* **Figure scripts**
━━━

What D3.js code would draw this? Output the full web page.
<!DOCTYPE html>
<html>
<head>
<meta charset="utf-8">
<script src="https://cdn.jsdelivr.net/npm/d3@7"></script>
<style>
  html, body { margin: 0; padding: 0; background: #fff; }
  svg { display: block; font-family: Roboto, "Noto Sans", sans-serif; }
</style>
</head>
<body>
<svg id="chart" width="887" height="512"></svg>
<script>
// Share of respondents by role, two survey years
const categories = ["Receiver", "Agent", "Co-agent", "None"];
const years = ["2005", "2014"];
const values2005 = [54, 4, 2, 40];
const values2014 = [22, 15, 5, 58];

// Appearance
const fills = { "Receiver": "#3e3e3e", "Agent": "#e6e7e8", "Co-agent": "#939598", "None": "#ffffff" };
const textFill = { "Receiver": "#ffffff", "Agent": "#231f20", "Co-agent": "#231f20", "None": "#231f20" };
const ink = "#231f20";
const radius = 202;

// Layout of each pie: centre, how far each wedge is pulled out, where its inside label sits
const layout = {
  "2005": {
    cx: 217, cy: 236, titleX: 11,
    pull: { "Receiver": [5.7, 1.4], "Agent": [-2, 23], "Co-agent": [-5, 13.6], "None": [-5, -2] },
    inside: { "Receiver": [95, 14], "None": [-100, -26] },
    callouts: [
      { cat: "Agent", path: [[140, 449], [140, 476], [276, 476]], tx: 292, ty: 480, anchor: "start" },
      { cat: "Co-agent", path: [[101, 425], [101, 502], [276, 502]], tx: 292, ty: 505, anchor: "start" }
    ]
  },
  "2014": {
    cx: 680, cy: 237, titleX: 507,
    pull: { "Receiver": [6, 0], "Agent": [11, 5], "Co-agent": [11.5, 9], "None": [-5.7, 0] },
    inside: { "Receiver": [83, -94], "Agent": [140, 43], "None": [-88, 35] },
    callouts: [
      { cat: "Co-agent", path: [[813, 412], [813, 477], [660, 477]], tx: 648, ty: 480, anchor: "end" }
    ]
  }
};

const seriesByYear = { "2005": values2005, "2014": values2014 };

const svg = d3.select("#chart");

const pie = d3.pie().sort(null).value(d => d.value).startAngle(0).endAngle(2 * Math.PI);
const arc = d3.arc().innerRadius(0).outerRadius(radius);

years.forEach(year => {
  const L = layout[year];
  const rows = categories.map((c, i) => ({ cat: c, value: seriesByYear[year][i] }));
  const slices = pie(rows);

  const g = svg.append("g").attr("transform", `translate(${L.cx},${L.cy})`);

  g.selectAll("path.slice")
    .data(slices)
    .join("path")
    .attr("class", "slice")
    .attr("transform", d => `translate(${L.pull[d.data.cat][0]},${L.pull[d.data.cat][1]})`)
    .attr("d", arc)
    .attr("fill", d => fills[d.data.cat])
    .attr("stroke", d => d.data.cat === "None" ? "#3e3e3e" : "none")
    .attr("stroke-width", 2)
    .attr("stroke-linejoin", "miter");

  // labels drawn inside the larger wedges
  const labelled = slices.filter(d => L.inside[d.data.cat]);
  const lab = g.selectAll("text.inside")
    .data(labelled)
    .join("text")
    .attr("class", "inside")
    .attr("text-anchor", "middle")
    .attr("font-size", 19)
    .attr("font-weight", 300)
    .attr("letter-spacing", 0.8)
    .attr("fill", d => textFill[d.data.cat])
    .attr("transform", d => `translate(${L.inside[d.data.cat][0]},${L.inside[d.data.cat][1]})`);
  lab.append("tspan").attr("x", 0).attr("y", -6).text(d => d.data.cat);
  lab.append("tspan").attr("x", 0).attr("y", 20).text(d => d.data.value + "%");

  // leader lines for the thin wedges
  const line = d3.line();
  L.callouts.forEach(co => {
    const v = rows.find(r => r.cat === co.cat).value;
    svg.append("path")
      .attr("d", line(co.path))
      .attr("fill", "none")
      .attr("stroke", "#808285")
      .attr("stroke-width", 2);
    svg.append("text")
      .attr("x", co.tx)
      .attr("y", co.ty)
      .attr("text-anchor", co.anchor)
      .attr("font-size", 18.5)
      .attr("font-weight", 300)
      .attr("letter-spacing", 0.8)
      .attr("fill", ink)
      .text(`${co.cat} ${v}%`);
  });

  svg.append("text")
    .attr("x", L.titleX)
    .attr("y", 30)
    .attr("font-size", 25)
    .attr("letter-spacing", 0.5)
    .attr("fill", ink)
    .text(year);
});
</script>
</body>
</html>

━━━

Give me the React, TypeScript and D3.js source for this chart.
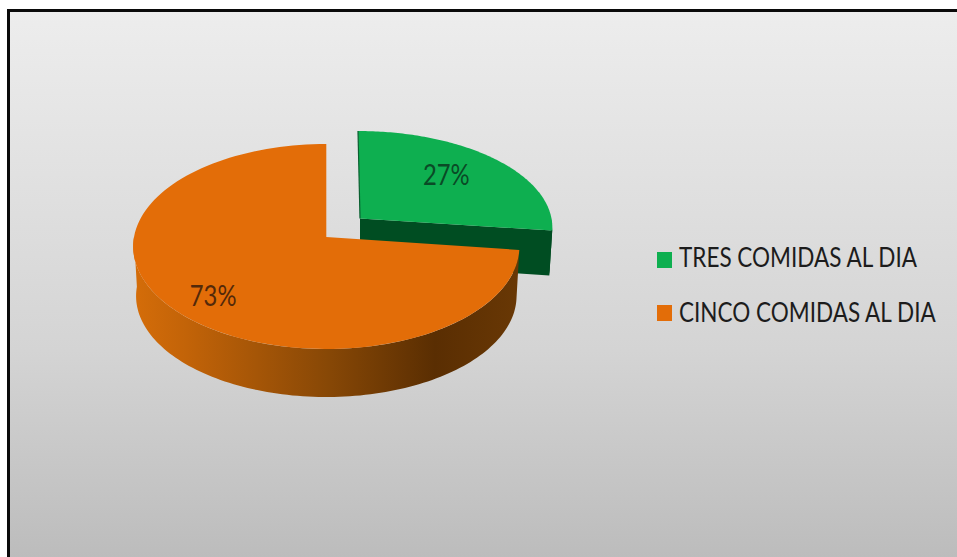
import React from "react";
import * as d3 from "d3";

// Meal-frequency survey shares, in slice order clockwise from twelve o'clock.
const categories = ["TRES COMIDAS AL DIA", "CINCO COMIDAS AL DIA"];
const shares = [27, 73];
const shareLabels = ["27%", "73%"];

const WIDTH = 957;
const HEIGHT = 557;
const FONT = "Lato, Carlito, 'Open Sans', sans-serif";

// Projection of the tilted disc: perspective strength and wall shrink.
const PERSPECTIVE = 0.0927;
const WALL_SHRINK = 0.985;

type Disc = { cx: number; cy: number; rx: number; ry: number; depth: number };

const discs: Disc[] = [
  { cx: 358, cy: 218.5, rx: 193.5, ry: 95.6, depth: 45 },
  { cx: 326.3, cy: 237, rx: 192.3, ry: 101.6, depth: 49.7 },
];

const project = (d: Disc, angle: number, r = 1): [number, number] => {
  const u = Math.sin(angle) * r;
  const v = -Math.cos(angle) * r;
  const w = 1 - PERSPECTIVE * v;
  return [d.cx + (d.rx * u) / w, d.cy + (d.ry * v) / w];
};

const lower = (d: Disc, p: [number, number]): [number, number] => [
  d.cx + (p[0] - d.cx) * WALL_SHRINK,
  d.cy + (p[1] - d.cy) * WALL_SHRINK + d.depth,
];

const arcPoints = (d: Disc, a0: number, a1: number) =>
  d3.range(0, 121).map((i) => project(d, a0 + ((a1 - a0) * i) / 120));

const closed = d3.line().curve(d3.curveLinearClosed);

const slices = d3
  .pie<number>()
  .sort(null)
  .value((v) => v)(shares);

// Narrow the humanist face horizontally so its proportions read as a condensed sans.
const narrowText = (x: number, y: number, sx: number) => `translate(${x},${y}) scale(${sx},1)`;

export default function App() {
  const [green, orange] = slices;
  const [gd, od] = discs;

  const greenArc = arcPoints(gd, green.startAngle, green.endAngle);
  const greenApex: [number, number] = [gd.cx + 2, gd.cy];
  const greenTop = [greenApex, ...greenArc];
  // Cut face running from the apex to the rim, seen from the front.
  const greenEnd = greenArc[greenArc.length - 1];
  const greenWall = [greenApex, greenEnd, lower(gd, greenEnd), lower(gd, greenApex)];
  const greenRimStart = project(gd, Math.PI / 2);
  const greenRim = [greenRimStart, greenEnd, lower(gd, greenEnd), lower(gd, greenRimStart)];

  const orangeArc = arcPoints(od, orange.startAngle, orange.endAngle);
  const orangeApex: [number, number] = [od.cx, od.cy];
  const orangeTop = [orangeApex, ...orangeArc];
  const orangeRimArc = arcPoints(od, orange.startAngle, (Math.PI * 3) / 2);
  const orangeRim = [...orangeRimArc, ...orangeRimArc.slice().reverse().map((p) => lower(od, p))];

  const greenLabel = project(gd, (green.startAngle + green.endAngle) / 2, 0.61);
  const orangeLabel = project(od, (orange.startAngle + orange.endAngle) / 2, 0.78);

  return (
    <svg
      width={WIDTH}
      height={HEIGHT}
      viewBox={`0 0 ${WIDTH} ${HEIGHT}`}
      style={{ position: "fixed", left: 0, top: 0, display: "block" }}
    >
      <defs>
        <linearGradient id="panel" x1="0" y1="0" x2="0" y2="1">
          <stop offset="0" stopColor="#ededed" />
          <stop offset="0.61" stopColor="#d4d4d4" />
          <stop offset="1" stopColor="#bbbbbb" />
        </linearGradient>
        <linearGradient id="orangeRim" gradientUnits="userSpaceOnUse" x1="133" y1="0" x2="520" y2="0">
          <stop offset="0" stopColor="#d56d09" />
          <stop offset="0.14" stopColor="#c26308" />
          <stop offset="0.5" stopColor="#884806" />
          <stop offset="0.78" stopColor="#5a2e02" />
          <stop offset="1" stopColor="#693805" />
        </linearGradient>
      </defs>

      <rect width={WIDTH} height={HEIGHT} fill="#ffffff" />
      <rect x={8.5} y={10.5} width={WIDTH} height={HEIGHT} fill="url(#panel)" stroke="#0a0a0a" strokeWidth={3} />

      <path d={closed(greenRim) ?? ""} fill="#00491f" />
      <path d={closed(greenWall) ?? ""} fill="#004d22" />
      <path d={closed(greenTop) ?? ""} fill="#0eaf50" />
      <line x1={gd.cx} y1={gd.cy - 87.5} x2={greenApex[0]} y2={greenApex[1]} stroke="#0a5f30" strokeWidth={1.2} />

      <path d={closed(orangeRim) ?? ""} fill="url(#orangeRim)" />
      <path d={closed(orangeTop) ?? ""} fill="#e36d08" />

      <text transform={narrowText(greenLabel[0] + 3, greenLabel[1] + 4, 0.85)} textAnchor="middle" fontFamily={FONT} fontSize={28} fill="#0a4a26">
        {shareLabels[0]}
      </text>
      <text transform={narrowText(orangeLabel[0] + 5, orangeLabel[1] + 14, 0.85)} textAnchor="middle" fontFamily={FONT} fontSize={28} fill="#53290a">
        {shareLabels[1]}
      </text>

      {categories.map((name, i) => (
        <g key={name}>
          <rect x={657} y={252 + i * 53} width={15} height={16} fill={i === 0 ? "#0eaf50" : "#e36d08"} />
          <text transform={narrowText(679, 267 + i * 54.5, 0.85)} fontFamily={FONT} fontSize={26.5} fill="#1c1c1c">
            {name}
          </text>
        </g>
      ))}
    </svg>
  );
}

━━━

* **To do**
Set down exactly the lines above, from the line containing "Give me the" through the line containing "import * as". Skip the pictures.

* **Complete output**
Give me the React, TypeScript and D3.js source for this chart.
import React from "react";
import * as d3 from "d3";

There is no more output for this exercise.